• **Stored records**
start

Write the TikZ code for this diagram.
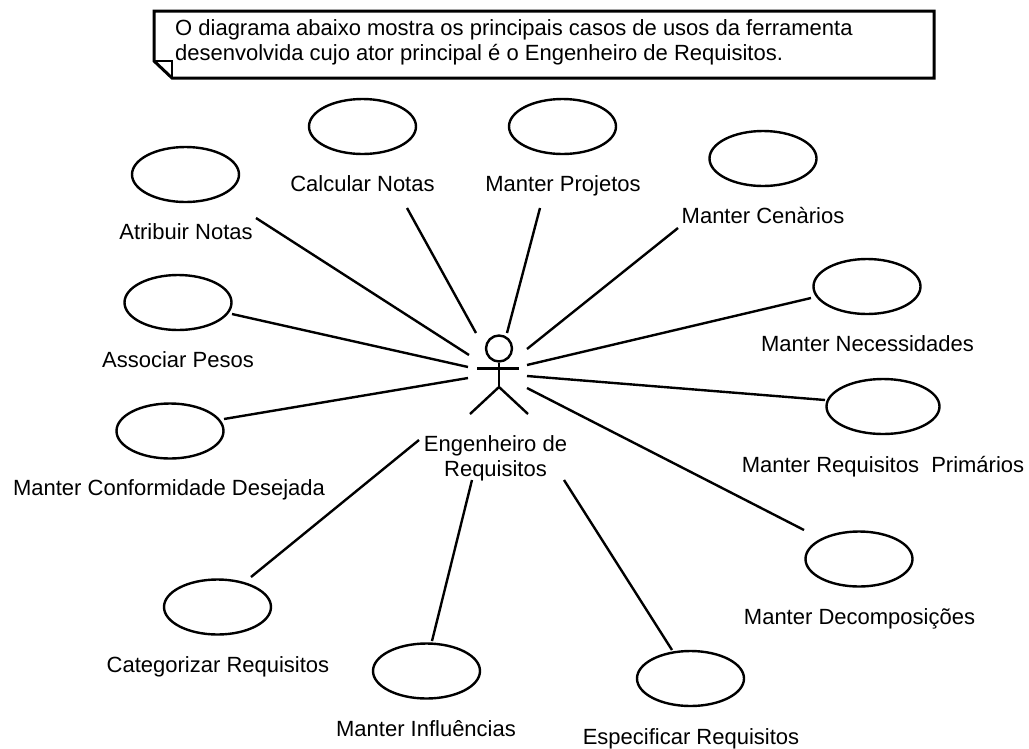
\documentclass[tikz,border=0pt]{standalone}
\usepackage{fontspec}
\usetikzlibrary{shapes.geometric}
\setmainfont{Liberation Sans}
\begin{document}
\begin{tikzpicture}[x=1pt,y=-1pt,
  line/.style={line width=2.4pt,black},
  usecase/.style={draw,line width=2.4pt,ellipse,minimum width=107pt,minimum height=55pt,inner sep=0pt},
  lbl/.style={font=\fontsize{22}{25}\selectfont,anchor=base,align=center,inner sep=0pt,text=black}]
\useasboundingbox (0,0) rectangle (1029,748);
\fill[white] (0,0) rectangle (1029,748);
% note
\draw[line width=3pt,line join=miter] (154,11) -- (934,11) -- (934,78) -- (172,78) -- (154,61) -- cycle;
\draw[line] (154,61) -- (172,61) -- (172,78);
\node[lbl,align=left,anchor=base west] (note1) at (175,35) {O diagrama abaixo mostra os principais casos de usos da ferramenta};
\node[lbl,align=left,anchor=base west] (note2) at (175,60) {desenvolvida cujo ator principal é o Engenheiro de Requisitos.};
% actor
\node[draw,line width=2.4pt,circle,minimum size=26pt,inner sep=0pt] (head) at (499,348.5) {};
\coordinate (hip) at (499,387);
\coordinate (armL) at (477,368.5);
\coordinate (armR) at (519,368.5);
\coordinate (legL) at (470,414);
\coordinate (legR) at (528,414);
\draw[line] (head.south) -- (hip);
\draw[line] (armL) -- (armR);
\draw[line] (legL) -- (hip) -- (legR);
\node[lbl] (actor1) at (495.5,451) {Engenheiro de};
\node[lbl] (actor2) at (495.5,476) {Requisitos};
% use cases
\node[usecase] (uA) at (185.5,174.5) {};
\node[usecase] (uB) at (362.5,126.5) {};
\node[usecase] (uC) at (562.5,126.5) {};
\node[usecase] (uD) at (763,158.5) {};
\node[usecase] (uE) at (867,286.5) {};
\node[usecase,minimum width=113pt] (uF) at (883,406.5) {};
\node[usecase] (uG) at (859,559) {};
\node[usecase] (uH) at (690.5,678.5) {};
\node[usecase] (uI) at (426.5,671) {};
\node[usecase] (uJ) at (217.5,607) {};
\node[usecase] (uK) at (170,431) {};
\node[usecase] (uL) at (178,302.5) {};
% labels
\node[lbl] (tA) at (186,239) {Atribuir Notas};
\node[lbl] (tB) at (362.5,191) {Calcular Notas};
\node[lbl] (tC) at (563,191) {Manter Projetos};
\node[lbl] (tD) at (763,223) {Manter Cenàrios};
\node[lbl] (tE) at (867.5,351) {Manter Necessidades};
\node[lbl] (tF) at (883,472) {Manter Requisitos\ \ Primários};
\node[lbl] (tG) at (859.5,624) {Manter Decomposições};
\node[lbl] (tH) at (691,744) {Especificar Requisitos};
\node[lbl] (tI) at (426,736) {Manter Influências};
\node[lbl] (tJ) at (218,672) {Categorizar Requisitos};
\node[lbl] (tK) at (169,495) {Manter Conformidade Desejada};
\node[lbl] (tL) at (178,367) {Associar Pesos};
% connector ends
\coordinate (a1) at (256,218); \coordinate (b1) at (469,355);
\coordinate (a2) at (407,208); \coordinate (b2) at (476,333);
\coordinate (a3) at (540,208); \coordinate (b3) at (507,333);
\coordinate (a4) at (678,228); \coordinate (b4) at (527,349);
\coordinate (a5) at (811,298); \coordinate (b5) at (527,365);
\coordinate (a6) at (825,400); \coordinate (b6) at (527,376);
\coordinate (a7) at (804,530); \coordinate (b7) at (527,388);
\coordinate (a8) at (672,650); \coordinate (b8) at (564,480);
\coordinate (a9) at (432,641); \coordinate (b9) at (472,480);
\coordinate (a10) at (251,577); \coordinate (b10) at (419,440);
\coordinate (a11) at (224,419); \coordinate (b11) at (468,378);
\coordinate (a12) at (232,314); \coordinate (b12) at (468,367);
\foreach \i in {1,...,12}{\draw[line] (a\i) -- (b\i);}
\end{tikzpicture}
\end{document}
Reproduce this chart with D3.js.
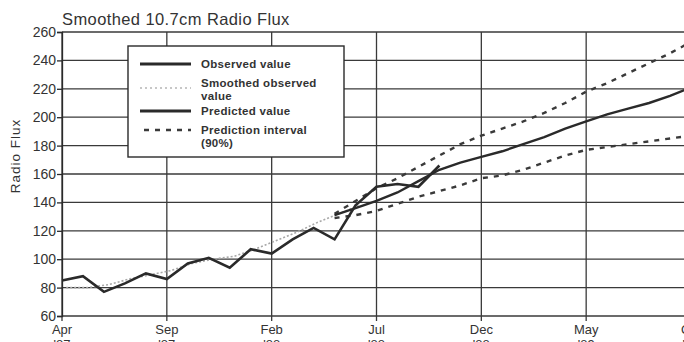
<!DOCTYPE html>
<html>
<head>
<meta charset="utf-8">
<script src="https://cdn.jsdelivr.net/npm/d3@7"></script>
<style>
  body { margin: 0; overflow: hidden; background: #fff; }
  svg { display: block; font-family: "Liberation Sans", Arial, sans-serif; }
</style>
</head>
<body>
<svg id="chart" width="700" height="342"></svg>
<script>
// month index 0 = Apr '87
const tickMonths = [0, 5, 10, 15, 20, 25, 30];
const tickNames = ['Apr', 'Sep', 'Feb', 'Jul', 'Dec', 'May', 'Oct'];
const tickYears = ["'87", "'87", "'88", "'88", "'88", "'89", "'89"];
const yTicks = [60, 80, 100, 120, 140, 160, 180, 200, 220, 240, 260];

const observed = [85, 88, 77, 83, 90, 86, 97, 101, 94, 107, 104, 114, 122, 114, 138, 151, 153, 151, 166];
const smoothed = [80, 80, 82, 86, 89, 92, 97, 100, 102, 107, 113, 119, 126, 132, 138];
const predStart = 13;
const predicted = [131, 136, 141, 147, 155, 163, 168, 172, 176, 181, 186, 192, 197, 202, 206, 210, 215, 221];
const upper = [132, 141, 150, 157, 165, 173, 181, 187, 192, 197, 203, 210, 218, 224, 231, 238, 245, 253];
const lower = [129, 131, 134, 139, 144, 148, 152, 157, 159, 163, 168, 173, 177, 179, 181, 183, 185, 187];

const legendItems = [
  {lines: ['Observed value'], style: 'obs'},
  {lines: ['Smoothed observed', 'value'], style: 'smooth'},
  {lines: ['Predicted value'], style: 'pred'},
  {lines: ['Prediction interval', '(90%)'], style: 'dash'}
];

const svg = d3.select('#chart');
const margin = {top: 32, left: 62};
const plotW = 629, plotH = 284;

const x = d3.scaleLinear().domain([0, 30]).range([margin.left, margin.left + plotW]);
const y = d3.scaleLinear().domain([60, 260]).range([margin.top + plotH, margin.top]);

const ink = '#2a2a2a';

// grid
svg.append('g')
  .selectAll('line')
  .data(yTicks)
  .enter().append('line')
  .attr('x1', x(0)).attr('x2', x(30))
  .attr('y1', d => y(d)).attr('y2', d => y(d))
  .style('stroke', '#3a3a3a').style('stroke-width', 1.3);

svg.append('g')
  .selectAll('line')
  .data(tickMonths)
  .enter().append('line')
  .attr('x1', d => x(d)).attr('x2', d => x(d))
  .attr('y1', y(260)).attr('y2', y(60) + 5)
  .style('stroke', '#3a3a3a').style('stroke-width', 1.3);

// y axis
const yAxis = d3.axisLeft(y).tickValues(yTicks).tickSize(5).tickPadding(1);
const gy = svg.append('g')
  .attr('transform', `translate(${x(0)},0)`)
  .call(yAxis);
gy.select('.domain').style('stroke', ink).style('stroke-width', 1.3);
gy.selectAll('.tick line').style('stroke', ink).style('stroke-width', 1.3);
gy.selectAll('.tick text')
  .style('font-size', '14px').style('fill', '#333').style('font-family', '"Liberation Sans", Arial, sans-serif');

// x tick labels (two lines, second one runs off the bottom like the original)
const gx = svg.append('g');
tickMonths.forEach((m, i) => {
  const t = gx.append('text')
    .attr('x', x(m)).attr('y', 334)
    .style('text-anchor', 'middle')
    .style('font-size', '13px')
    .style('fill', '#333');
  t.append('tspan').attr('x', x(m)).text(tickNames[i]);
  t.append('tspan').attr('x', x(m)).attr('dy', '1.15em').text(tickYears[i]);
});

// title and y label
svg.append('text')
  .attr('x', 62).attr('y', 25)
  .style('font-size', '16.5px').style('fill', '#333')
  .style('letter-spacing', '0.4px')
  .text('Smoothed 10.7cm Radio Flux');

svg.append('text')
  .attr('transform', 'translate(20,156) rotate(-90)')
  .style('text-anchor', 'middle')
  .style('font-size', '13.5px').style('fill', '#333')
  .style('letter-spacing', '1px')
  .text('Radio Flux');

// series
const line = d3.line().x(d => x(d.m)).y(d => y(d.v));
const toPts = (arr, start) => arr.map((v, i) => ({m: start + i, v: v}));

svg.append('path')
  .datum(toPts(smoothed, 0.2))
  .attr('d', line)
  .style('fill', 'none').style('stroke', '#a8a8a8').style('stroke-width', 1.6)
  .style('stroke-dasharray', '2,2');

[upper, lower].forEach(arr => {
  svg.append('path')
    .datum(toPts(arr, predStart))
    .attr('d', line)
    .style('fill', 'none').style('stroke', '#3a3a3a').style('stroke-width', 2.4)
    .style('stroke-dasharray', '5,6');
});

svg.append('path')
  .datum(toPts(predicted, predStart))
  .attr('d', line)
  .style('fill', 'none').style('stroke', ink).style('stroke-width', 2.4);

svg.append('path')
  .datum(toPts(observed, 0))
  .attr('d', line)
  .style('fill', 'none').style('stroke', ink).style('stroke-width', 2.6)
  .style('stroke-linejoin', 'miter');

// legend
const lg = svg.append('g').attr('transform', 'translate(128,46)');
lg.append('rect')
  .attr('width', 216).attr('height', 111)
  .style('fill', '#fff').style('stroke', ink).style('stroke-width', 1.4);

const rowY = [18, 37, 65, 84];
legendItems.forEach((item, i) => {
  const ly = rowY[i];
  const sample = lg.append('line')
    .attr('x1', 12).attr('x2', 63)
    .attr('y1', item.style === 'smooth' ? ly + 5 : ly)
    .attr('y2', item.style === 'smooth' ? ly + 5 : ly);
  if (item.style === 'smooth') {
    sample.style('stroke', '#b5b5b5').style('stroke-width', 1.5).style('stroke-dasharray', '2,3');
  } else if (item.style === 'dash') {
    sample.attr('x1', 16).style('stroke', '#3a3a3a').style('stroke-width', 2.6).style('stroke-dasharray', '5,6');
  } else {
    sample.style('stroke', ink).style('stroke-width', 3);
  }
  const t = lg.append('text')
    .attr('x', 73).attr('y', ly + 4)
    .style('font-size', '11.5px').style('fill', '#333').style('font-weight', 'bold')
    .style('letter-spacing', '0.3px');
  item.lines.forEach((s, j) => {
    t.append('tspan').attr('x', 73).attr('dy', j === 0 ? 0 : '1.15em').text(s);
  });
});
</script>
</body>
</html>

end

• **Work required**
Quote only the lines running from the line with "Reproduce this chart with D3.js." to the line with "220, 240, 260];", ends included, exactly as they appear and without the pictures.

• **Result**
Reproduce this chart with D3.js.
<!DOCTYPE html>
<html>
<head>
<meta charset="utf-8">
<script src="https://cdn.jsdelivr.net/npm/d3@7"></script>
<style>
  body { margin: 0; overflow: hidden; background: #fff; }
  svg { display: block; font-family: "Liberation Sans", Arial, sans-serif; }
</style>
</head>
<body>
<svg id="chart" width="700" height="342"></svg>
<script>
// month index 0 = Apr '87
const tickMonths = [0, 5, 10, 15, 20, 25, 30];
const tickNames = ['Apr', 'Sep', 'Feb', 'Jul', 'Dec', 'May', 'Oct'];
const tickYears = ["'87", "'87", "'88", "'88", "'88", "'89", "'89"];
const yTicks = [60, 80, 100, 120, 140, 160, 180, 200, 220, 240, 260];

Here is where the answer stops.